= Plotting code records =
(begin)
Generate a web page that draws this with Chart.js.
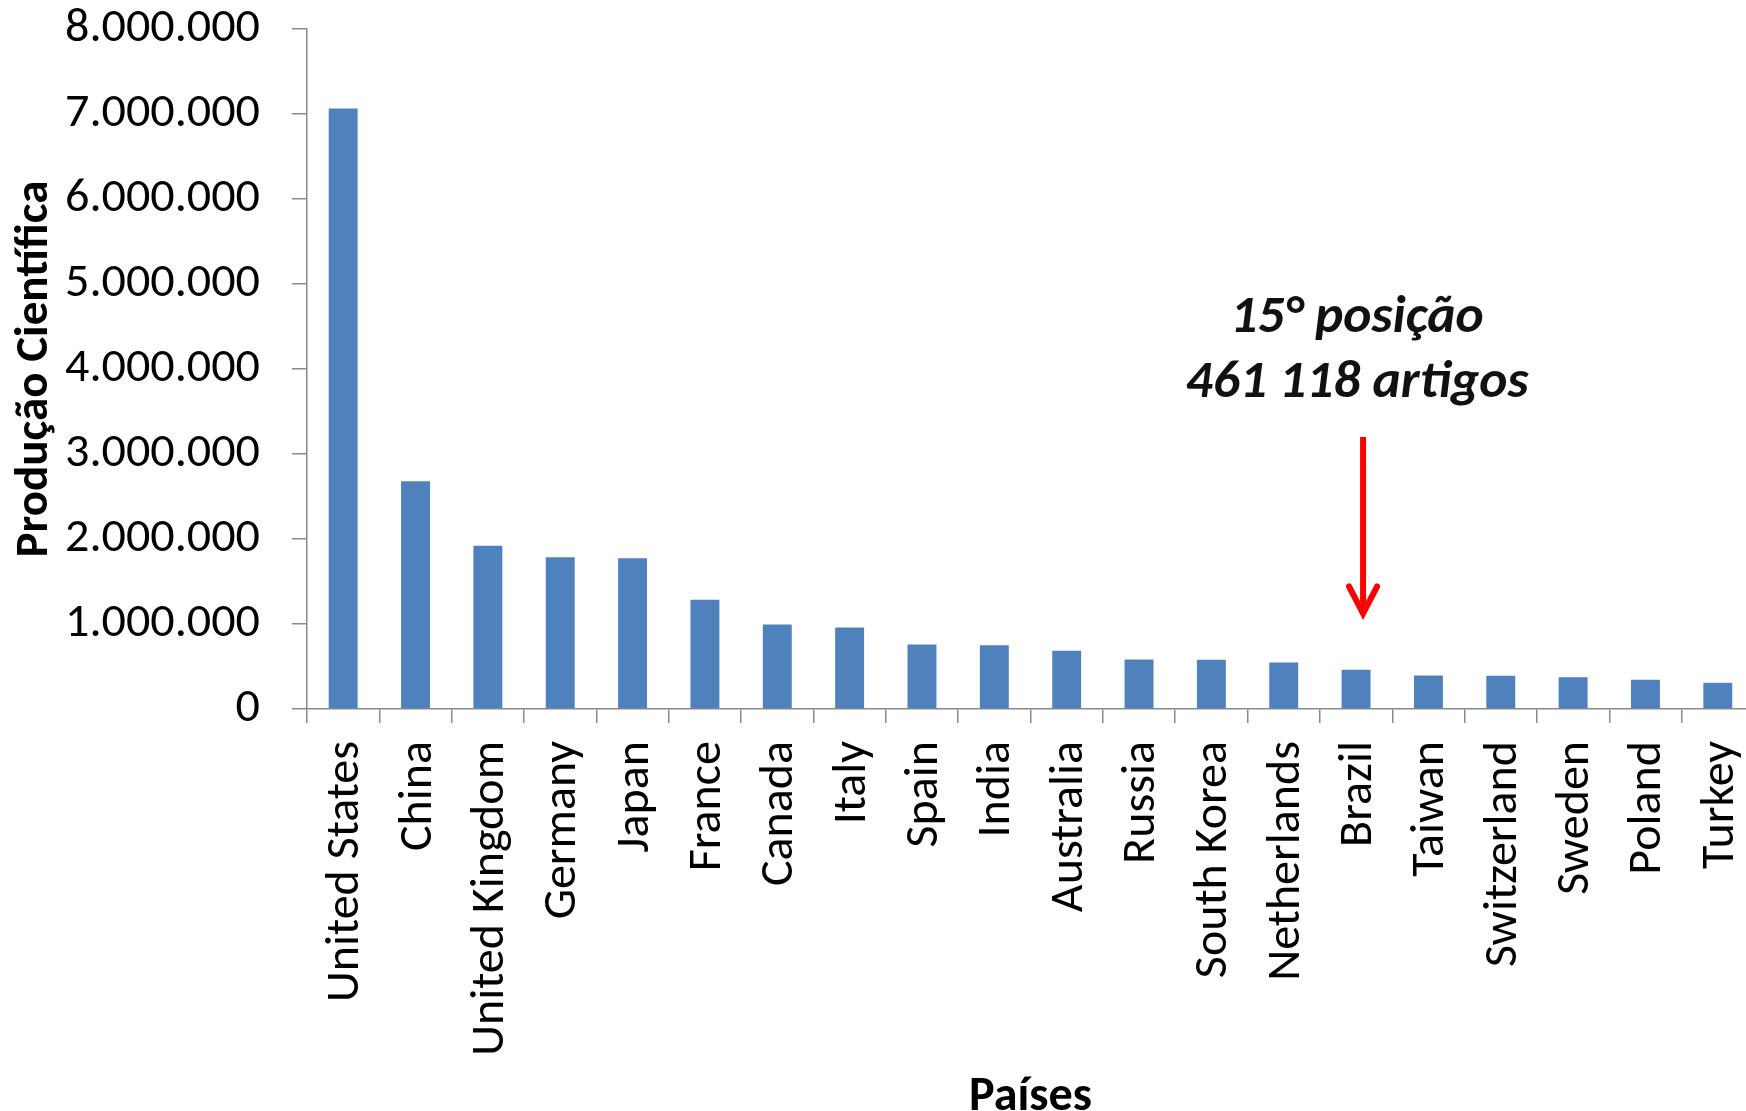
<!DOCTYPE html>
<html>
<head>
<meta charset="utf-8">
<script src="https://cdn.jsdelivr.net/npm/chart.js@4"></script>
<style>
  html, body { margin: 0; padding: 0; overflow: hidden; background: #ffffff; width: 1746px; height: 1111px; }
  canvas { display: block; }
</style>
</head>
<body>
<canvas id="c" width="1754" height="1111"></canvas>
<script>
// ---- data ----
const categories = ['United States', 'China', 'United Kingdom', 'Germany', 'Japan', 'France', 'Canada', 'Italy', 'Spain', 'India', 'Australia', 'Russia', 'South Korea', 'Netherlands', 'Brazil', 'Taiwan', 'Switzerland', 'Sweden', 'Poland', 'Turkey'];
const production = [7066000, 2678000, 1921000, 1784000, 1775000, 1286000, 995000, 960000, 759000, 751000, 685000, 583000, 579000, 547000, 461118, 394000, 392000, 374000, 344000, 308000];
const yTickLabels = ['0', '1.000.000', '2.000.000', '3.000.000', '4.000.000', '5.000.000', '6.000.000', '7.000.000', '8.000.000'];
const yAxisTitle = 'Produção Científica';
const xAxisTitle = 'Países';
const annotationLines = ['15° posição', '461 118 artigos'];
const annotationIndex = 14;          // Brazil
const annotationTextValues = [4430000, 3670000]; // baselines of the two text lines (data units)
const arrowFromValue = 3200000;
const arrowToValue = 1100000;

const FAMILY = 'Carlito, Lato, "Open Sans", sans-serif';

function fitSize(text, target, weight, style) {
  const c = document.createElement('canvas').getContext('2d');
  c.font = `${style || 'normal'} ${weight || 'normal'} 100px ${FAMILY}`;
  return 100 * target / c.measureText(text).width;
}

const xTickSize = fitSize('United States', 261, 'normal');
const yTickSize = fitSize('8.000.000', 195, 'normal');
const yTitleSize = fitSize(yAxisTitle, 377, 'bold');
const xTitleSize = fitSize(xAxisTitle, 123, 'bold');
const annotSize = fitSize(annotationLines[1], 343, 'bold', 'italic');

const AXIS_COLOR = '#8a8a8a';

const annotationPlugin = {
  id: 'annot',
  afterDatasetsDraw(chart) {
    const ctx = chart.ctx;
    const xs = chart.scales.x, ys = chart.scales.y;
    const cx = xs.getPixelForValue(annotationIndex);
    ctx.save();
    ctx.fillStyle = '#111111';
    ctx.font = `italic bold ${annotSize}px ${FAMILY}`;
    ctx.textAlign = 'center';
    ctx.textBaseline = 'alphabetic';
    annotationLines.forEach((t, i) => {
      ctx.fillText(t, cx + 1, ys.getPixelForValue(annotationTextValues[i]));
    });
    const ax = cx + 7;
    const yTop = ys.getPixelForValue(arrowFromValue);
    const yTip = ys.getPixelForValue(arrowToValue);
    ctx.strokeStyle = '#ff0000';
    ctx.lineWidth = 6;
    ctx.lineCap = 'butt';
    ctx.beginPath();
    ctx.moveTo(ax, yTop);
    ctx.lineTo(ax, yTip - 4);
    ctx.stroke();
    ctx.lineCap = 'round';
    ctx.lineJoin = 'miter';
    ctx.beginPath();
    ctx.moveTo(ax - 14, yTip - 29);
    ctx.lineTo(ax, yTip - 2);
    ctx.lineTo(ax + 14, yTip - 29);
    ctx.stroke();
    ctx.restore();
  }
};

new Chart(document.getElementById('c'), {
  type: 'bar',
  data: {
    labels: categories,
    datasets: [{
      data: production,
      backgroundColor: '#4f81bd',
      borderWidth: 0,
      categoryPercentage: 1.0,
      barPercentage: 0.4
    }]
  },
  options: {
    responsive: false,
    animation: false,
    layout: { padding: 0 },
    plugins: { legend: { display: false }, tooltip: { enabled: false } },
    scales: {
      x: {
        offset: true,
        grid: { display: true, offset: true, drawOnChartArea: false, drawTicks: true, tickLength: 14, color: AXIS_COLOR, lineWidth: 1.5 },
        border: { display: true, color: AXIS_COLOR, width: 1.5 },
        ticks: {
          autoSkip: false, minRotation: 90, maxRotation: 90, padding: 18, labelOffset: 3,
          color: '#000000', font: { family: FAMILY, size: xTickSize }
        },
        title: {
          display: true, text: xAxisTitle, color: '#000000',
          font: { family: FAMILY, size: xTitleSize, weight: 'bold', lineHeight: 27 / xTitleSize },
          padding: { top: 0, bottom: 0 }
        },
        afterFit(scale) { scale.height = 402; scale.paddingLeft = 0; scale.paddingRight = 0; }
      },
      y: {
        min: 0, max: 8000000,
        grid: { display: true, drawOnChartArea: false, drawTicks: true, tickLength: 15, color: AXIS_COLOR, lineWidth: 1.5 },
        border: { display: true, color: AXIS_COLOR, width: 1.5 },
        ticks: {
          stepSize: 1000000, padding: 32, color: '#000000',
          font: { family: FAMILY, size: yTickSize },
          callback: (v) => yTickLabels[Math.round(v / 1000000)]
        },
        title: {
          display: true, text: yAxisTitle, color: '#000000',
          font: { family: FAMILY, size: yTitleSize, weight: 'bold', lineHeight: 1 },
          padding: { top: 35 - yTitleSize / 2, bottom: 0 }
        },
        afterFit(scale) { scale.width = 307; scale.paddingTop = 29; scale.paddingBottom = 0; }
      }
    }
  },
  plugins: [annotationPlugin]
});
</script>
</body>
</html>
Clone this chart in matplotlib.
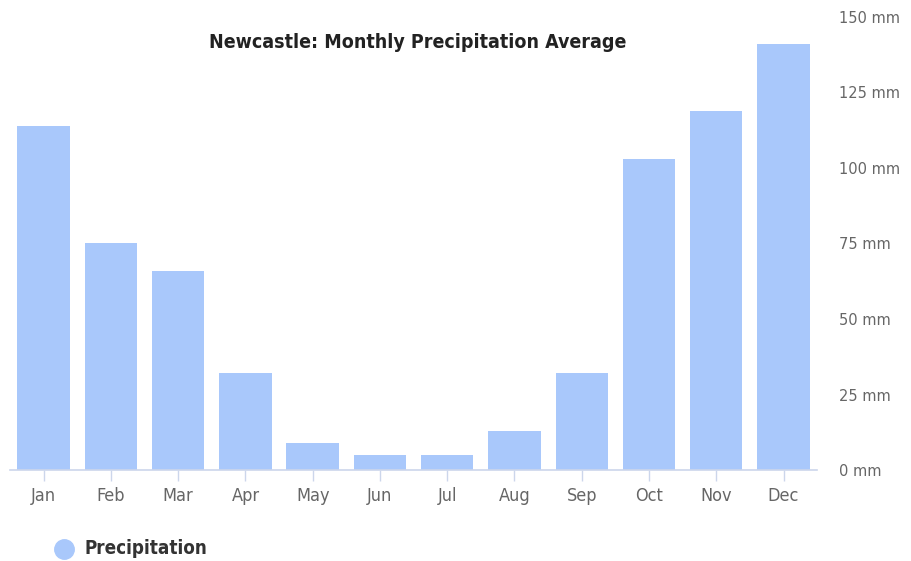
(end)
= What you should do =
Set down the records in full and exactly. Do not carry over any image.

= Task result =
Generate a web page that draws this with Chart.js.
<!DOCTYPE html>
<html>
<head>
<meta charset="utf-8">
<script src="https://cdn.jsdelivr.net/npm/chart.js@4"></script>
<style>
  html, body { margin: 0; padding: 0; overflow: hidden; background: #ffffff; width: 1746px; height: 1111px; }
  canvas { display: block; }
</style>
</head>
<body>
<canvas id="c" width="1754" height="1111"></canvas>
<script>
// ---- data ----
const categories = ['United States', 'China', 'United Kingdom', 'Germany', 'Japan', 'France', 'Canada', 'Italy', 'Spain', 'India', 'Australia', 'Russia', 'South Korea', 'Netherlands', 'Brazil', 'Taiwan', 'Switzerland', 'Sweden', 'Poland', 'Turkey'];
const production = [7066000, 2678000, 1921000, 1784000, 1775000, 1286000, 995000, 960000, 759000, 751000, 685000, 583000, 579000, 547000, 461118, 394000, 392000, 374000, 344000, 308000];
const yTickLabels = ['0', '1.000.000', '2.000.000', '3.000.000', '4.000.000', '5.000.000', '6.000.000', '7.000.000', '8.000.000'];
const yAxisTitle = 'Produção Científica';
const xAxisTitle = 'Países';
const annotationLines = ['15° posição', '461 118 artigos'];
const annotationIndex = 14;          // Brazil
const annotationTextValues = [4430000, 3670000]; // baselines of the two text lines (data units)
const arrowFromValue = 3200000;
const arrowToValue = 1100000;

const FAMILY = 'Carlito, Lato, "Open Sans", sans-serif';

function fitSize(text, target, weight, style) {
  const c = document.createElement('canvas').getContext('2d');
  c.font = `${style || 'normal'} ${weight || 'normal'} 100px ${FAMILY}`;
  return 100 * target / c.measureText(text).width;
}

const xTickSize = fitSize('United States', 261, 'normal');
const yTickSize = fitSize('8.000.000', 195, 'normal');
const yTitleSize = fitSize(yAxisTitle, 377, 'bold');
const xTitleSize = fitSize(xAxisTitle, 123, 'bold');
const annotSize = fitSize(annotationLines[1], 343, 'bold', 'italic');

const AXIS_COLOR = '#8a8a8a';

const annotationPlugin = {
  id: 'annot',
  afterDatasetsDraw(chart) {
    const ctx = chart.ctx;
    const xs = chart.scales.x, ys = chart.scales.y;
    const cx = xs.getPixelForValue(annotationIndex);
    ctx.save();
    ctx.fillStyle = '#111111';
    ctx.font = `italic bold ${annotSize}px ${FAMILY}`;
    ctx.textAlign = 'center';
    ctx.textBaseline = 'alphabetic';
    annotationLines.forEach((t, i) => {
      ctx.fillText(t, cx + 1, ys.getPixelForValue(annotationTextValues[i]));
    });
    const ax = cx + 7;
    const yTop = ys.getPixelForValue(arrowFromValue);
    const yTip = ys.getPixelForValue(arrowToValue);
    ctx.strokeStyle = '#ff0000';
    ctx.lineWidth = 6;
    ctx.lineCap = 'butt';
    ctx.beginPath();
    ctx.moveTo(ax, yTop);
    ctx.lineTo(ax, yTip - 4);
    ctx.stroke();
    ctx.lineCap = 'round';
    ctx.lineJoin = 'miter';
    ctx.beginPath();
    ctx.moveTo(ax - 14, yTip - 29);
    ctx.lineTo(ax, yTip - 2);
    ctx.lineTo(ax + 14, yTip - 29);
    ctx.stroke();
    ctx.restore();
  }
};

new Chart(document.getElementById('c'), {
  type: 'bar',
  data: {
    labels: categories,
    datasets: [{
      data: production,
      backgroundColor: '#4f81bd',
      borderWidth: 0,
      categoryPercentage: 1.0,
      barPercentage: 0.4
    }]
  },
  options: {
    responsive: false,
    animation: false,
    layout: { padding: 0 },
    plugins: { legend: { display: false }, tooltip: { enabled: false } },
    scales: {
      x: {
        offset: true,
        grid: { display: true, offset: true, drawOnChartArea: false, drawTicks: true, tickLength: 14, color: AXIS_COLOR, lineWidth: 1.5 },
        border: { display: true, color: AXIS_COLOR, width: 1.5 },
        ticks: {
          autoSkip: false, minRotation: 90, maxRotation: 90, padding: 18, labelOffset: 3,
          color: '#000000', font: { family: FAMILY, size: xTickSize }
        },
        title: {
          display: true, text: xAxisTitle, color: '#000000',
          font: { family: FAMILY, size: xTitleSize, weight: 'bold', lineHeight: 27 / xTitleSize },
          padding: { top: 0, bottom: 0 }
        },
        afterFit(scale) { scale.height = 402; scale.paddingLeft = 0; scale.paddingRight = 0; }
      },
      y: {
        min: 0, max: 8000000,
        grid: { display: true, drawOnChartArea: false, drawTicks: true, tickLength: 15, color: AXIS_COLOR, lineWidth: 1.5 },
        border: { display: true, color: AXIS_COLOR, width: 1.5 },
        ticks: {
          stepSize: 1000000, padding: 32, color: '#000000',
          font: { family: FAMILY, size: yTickSize },
          callback: (v) => yTickLabels[Math.round(v / 1000000)]
        },
        title: {
          display: true, text: yAxisTitle, color: '#000000',
          font: { family: FAMILY, size: yTitleSize, weight: 'bold', lineHeight: 1 },
          padding: { top: 35 - yTitleSize / 2, bottom: 0 }
        },
        afterFit(scale) { scale.width = 307; scale.paddingTop = 29; scale.paddingBottom = 0; }
      }
    }
  },
  plugins: [annotationPlugin]
});
</script>
</body>
</html>
Clone this chart in matplotlib.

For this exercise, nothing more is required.